Leading Through the Shortage
Today’s CFOs are no longer just guardians of compliance and financial accuracy—they are increasingly becoming strategic leaders at the helm of organizational transformation. The ongoing accounting and finance talent shortage has transformed the CFO's responsibilities beyond the traditional scope, compelling them to take active roles in talent acquisition, digital innovation, and cross-functional leadership. Many CFOs are now directly involved in recruiting, onboarding, and even reskilling finance professionals, essentially acting as chief human resources officers for finance.
Long-Term Solutions for a Systemic Talent Crisis
Solving the accounting shortage requires more than short-term fixes—it demands systemic, industry-wide change. Long-term solutions must focus on:
Modernizing Accounting Education – Aligning university curricula with the advancing skill sets required in a tech-driven finance world.
Promoting the profession earlier – Engaging students at the high school and college levels to improve perceptions of accounting as a dynamic and rewarding career.
Building Stronger Career Pathways – Offering flexible, accelerated routes to CPA certification and professional growth.

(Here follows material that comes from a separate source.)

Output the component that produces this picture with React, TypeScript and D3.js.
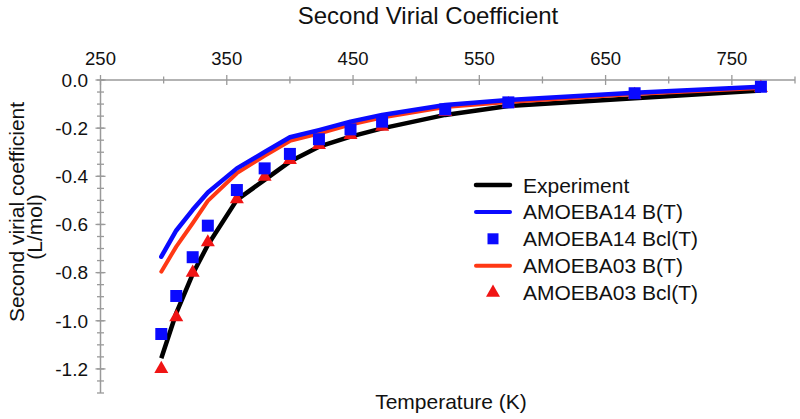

Industry Collaboration – Encouraging partnerships between firms, professional organizations, and educational institutions to create sustainable talent pipelines.
Without these efforts, the gap between financial responsibilities and available talent will only widen, putting long-term business performance and financial governance at risk. CFOs, as both strategic leaders and talent advocates, are uniquely positioned to lead this transformation, paving the way for a stronger, more resilient finance function in the years ahead.